-- DATA EXCERPT --
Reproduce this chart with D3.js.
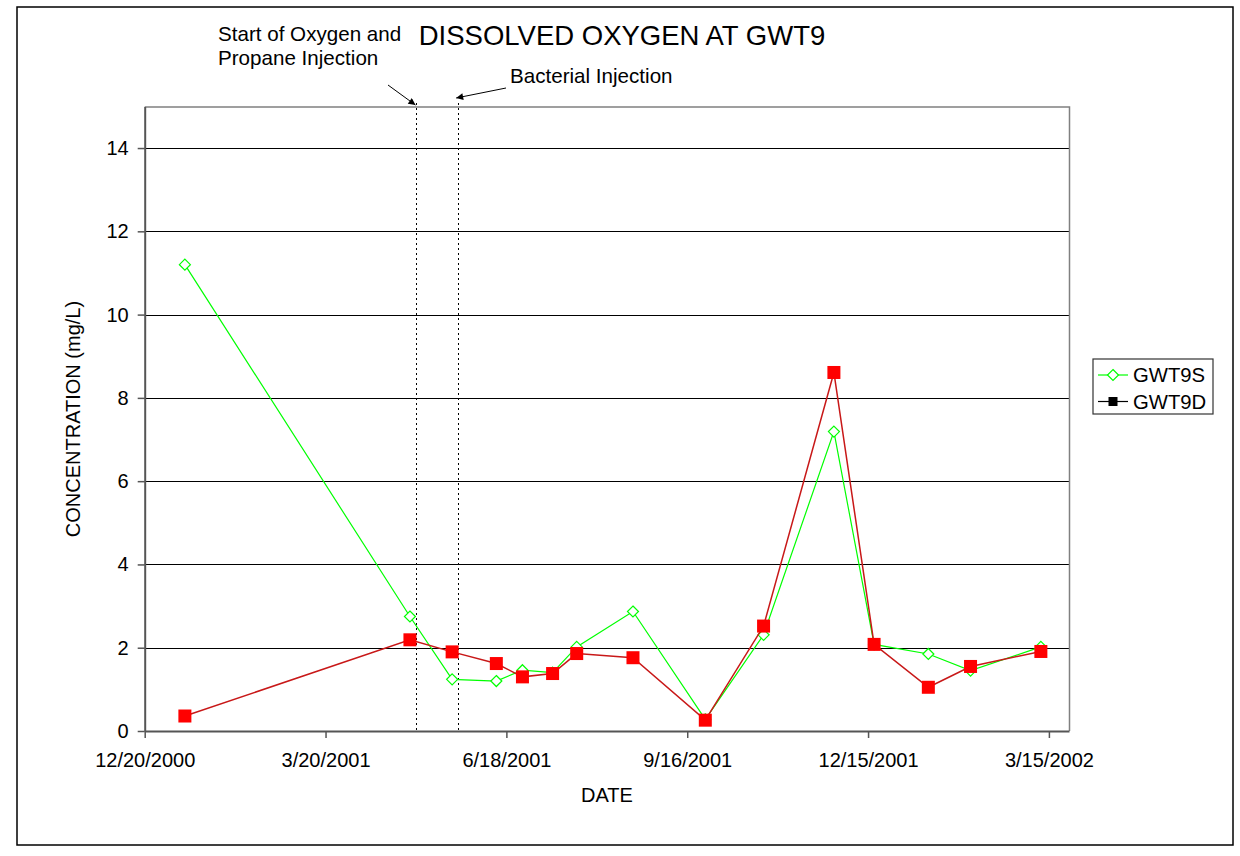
<!DOCTYPE html>
<html>
<head>
<meta charset="utf-8">
<script src="https://cdnjs.cloudflare.com/ajax/libs/d3/7.8.5/d3.min.js"></script>
<style>
  body { margin: 0; background: #fff; }
  text { font-family: 'Liberation Sans', Arial, sans-serif; fill: #000; }
</style>
</head>
<body>
<script>
// sampling dates (m/d/yyyy)
let dates = ['1/9/2001', '5/1/2001', '5/22/2001', '6/13/2001', '6/26/2001', '7/11/2001', '7/23/2001',
             '8/20/2001', '9/25/2001', '10/24/2001', '11/28/2001', '12/18/2001', '1/14/2002', '2/4/2002', '3/11/2002'];
let gwt9s = [11.2, 2.75, 1.24, 1.2, 1.46, 1.4, 2.02, 2.87, 0.28, 2.31, 7.19, 2.08, 1.85, 1.45, 2.02];
let gwt9d = [0.36, 2.19, 1.9, 1.62, 1.3, 1.38, 1.86, 1.76, 0.26, 2.52, 8.61, 2.08, 1.05, 1.55, 1.91];
let tickLabels = ['12/20/2000', '3/20/2001', '6/18/2001', '9/16/2001', '12/15/2001', '3/15/2002'];
let yTicks = [0, 2, 4, 6, 8, 10, 12, 14];
let events = [
  {'date': '5/4/2001', 'label': ['Start of Oxygen and', 'Propane Injection']},
  {'date': '5/25/2001', 'label': ['Bacterial Injection']}
];

let parse = d3.utcParse('%m/%d/%Y');

let svg = d3.select('body').append('svg').attr('width', 1240).attr('height', 856);

// outer chart frame
svg.append('rect').attr('x', 17).attr('y', 7).attr('width', 1216).attr('height', 838)
   .attr('fill', 'none').attr('stroke', '#000').attr('stroke-width', 1.5);

let pLeft = 144.7, pRight = 1069, pTop = 106.4, pBottom = 731;

let x = d3.scaleUtc().domain([parse('12/20/2000'), parse('3/25/2002')]).range([pLeft, pRight]);
let y = d3.scaleLinear().domain([0, 15]).range([pBottom, pTop]);

// gridlines
svg.append('g').selectAll('line').data(yTicks.filter(d => d > 0)).enter().append('line')
   .attr('x1', pLeft).attr('x2', pRight)
   .attr('y1', d => Math.round(y(d)) + 0.5).attr('y2', d => Math.round(y(d)) + 0.5)
   .attr('stroke', '#000').attr('stroke-width', 1);

// plot border (top / right)
svg.append('path')
   .attr('d', 'M' + pLeft + ',' + (pTop + 0.5) + 'H' + (pRight + 0.5) + 'V' + pBottom)
   .attr('fill', 'none').attr('stroke', '#808080').attr('stroke-width', 1.5);

// axes
let xAxis = d3.axisBottom(x).tickValues(tickLabels.map(parse)).tickFormat((d, i) => tickLabels[i])
              .tickSizeOuter(0).tickSizeInner(7).tickPadding(15);
let gx = svg.append('g').attr('transform', 'translate(0,' + pBottom + ')').call(xAxis);
gx.selectAll('text').attr('font-size', '20px').attr('font-family', 'Liberation Sans, Arial, sans-serif').attr('fill', '#000');
gx.selectAll('line').attr('stroke', '#555').attr('stroke-width', 1.5);
gx.select('.domain').attr('stroke', '#555').attr('stroke-width', 2);

let yAxis = d3.axisLeft(y).tickValues(yTicks).tickSizeOuter(0).tickSizeInner(7).tickPadding(9);
let gy = svg.append('g').attr('transform', 'translate(' + pLeft + ',0)').call(yAxis);
gy.selectAll('text').attr('font-size', '20px').attr('font-family', 'Liberation Sans, Arial, sans-serif').attr('fill', '#000');
gy.selectAll('line').attr('stroke', '#555').attr('stroke-width', 1.5);
gy.select('.domain').attr('stroke', '#555').attr('stroke-width', 2);

// axis titles
svg.append('text').attr('x', 607).attr('y', 802).attr('text-anchor', 'middle')
   .attr('font-size', '20px').text('DATE');
svg.append('text').attr('transform', 'translate(80,419) rotate(-90)').attr('text-anchor', 'middle')
   .attr('font-size', '20px').text('CONCENTRATION (mg/L)');

// title
svg.append('text').attr('x', 622).attr('y', 45).attr('text-anchor', 'middle')
   .attr('font-size', '27.5px').text('DISSOLVED OXYGEN AT GWT9');

// event lines
svg.append('g').selectAll('line').data(events).enter().append('line')
   .attr('x1', d => Math.round(x(parse(d.date))) + 0.5).attr('x2', d => Math.round(x(parse(d.date))) + 0.5)
   .attr('y1', 103).attr('y2', pBottom)
   .attr('stroke', '#000').attr('stroke-width', 1).attr('stroke-dasharray', '2,3');

svg.append('defs').append('marker').attr('id', 'arr').attr('viewBox', '0 0 10 10')
   .attr('refX', 10).attr('refY', 5).attr('markerWidth', 9).attr('markerHeight', 7)
   .attr('markerUnits', 'userSpaceOnUse').attr('orient', 'auto')
   .append('path').attr('d', 'M0,0L10,5L0,10z').attr('fill', '#000');

let ex0 = x(parse(events[0].date)), ex1 = x(parse(events[1].date));
svg.append('line').attr('x1', 388).attr('y1', 85).attr('x2', ex0 - 0.5).attr('y2', 105)
   .attr('stroke', '#000').attr('stroke-width', 1).attr('marker-end', 'url(#arr)');
svg.append('line').attr('x1', 506).attr('y1', 88).attr('x2', ex1 - 2).attr('y2', 98)
   .attr('stroke', '#000').attr('stroke-width', 1).attr('marker-end', 'url(#arr)');

svg.append('text').attr('x', 218).attr('font-size', '20.6px')
   .selectAll('tspan').data(events[0].label).enter().append('tspan')
   .attr('x', 218).attr('y', (d, i) => 40.5 + i * 24).text(d => d);
svg.append('text').attr('x', 510).attr('y', 83).attr('font-size', '20.6px').text(events[1].label[0]);

// series
let sData = dates.map((d, i) => ({'date': parse(d), 'v': gwt9s[i]}));
let dData = dates.map((d, i) => ({'date': parse(d), 'v': gwt9d[i]}));
let line = d3.line().x(d => x(d.date)).y(d => y(d.v));

svg.append('path').datum(sData).attr('d', line).attr('fill', 'none').attr('stroke', '#00ff00').attr('stroke-width', 1.2);
let diamond = 'M0,-5.5L5.5,0L0,5.5L-5.5,0Z';
svg.append('g').selectAll('path').data(sData).enter().append('path')
   .attr('transform', d => 'translate(' + x(d.date) + ',' + y(d.v) + ')')
   .attr('d', diamond).attr('fill', '#fff').attr('stroke', '#00ff00').attr('stroke-width', 1.2);

svg.append('path').datum(dData).attr('d', line).attr('fill', 'none').attr('stroke', '#c81818').attr('stroke-width', 1.5);
svg.append('g').selectAll('rect').data(dData).enter().append('rect')
   .attr('x', d => x(d.date) - 6.5).attr('y', d => y(d.v) - 6.5).attr('width', 13).attr('height', 13)
   .attr('fill', '#ff0000');

// legend
let lg = svg.append('g');
lg.append('rect').attr('x', 1093).attr('y', 359).attr('width', 120).attr('height', 55)
  .attr('fill', '#fff').attr('stroke', '#333').attr('stroke-width', 1.2);
lg.append('line').attr('x1', 1098).attr('x2', 1128).attr('y1', 375).attr('y2', 375).attr('stroke', '#00ff00').attr('stroke-width', 1.2);
lg.append('path').attr('transform', 'translate(1113,375)').attr('d', diamond)
  .attr('fill', '#fff').attr('stroke', '#00ff00').attr('stroke-width', 1.2);
lg.append('text').attr('x', 1133).attr('y', 382).attr('font-size', '20.3px').text('GWT9S');
lg.append('line').attr('x1', 1098).attr('x2', 1128).attr('y1', 401.5).attr('y2', 401.5).attr('stroke', '#000').attr('stroke-width', 1.2);
lg.append('rect').attr('x', 1108.5).attr('y', 397).attr('width', 9).attr('height', 9).attr('fill', '#000');
lg.append('text').attr('x', 1133).attr('y', 408.5).attr('font-size', '20.3px').text('GWT9D');
</script>
</body>
</html>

-- WHAT IS ASKED --
Working from the material above, state how many lines contain "chart"; give only the number.

-- OUTPUT FOR THIS TASK --
2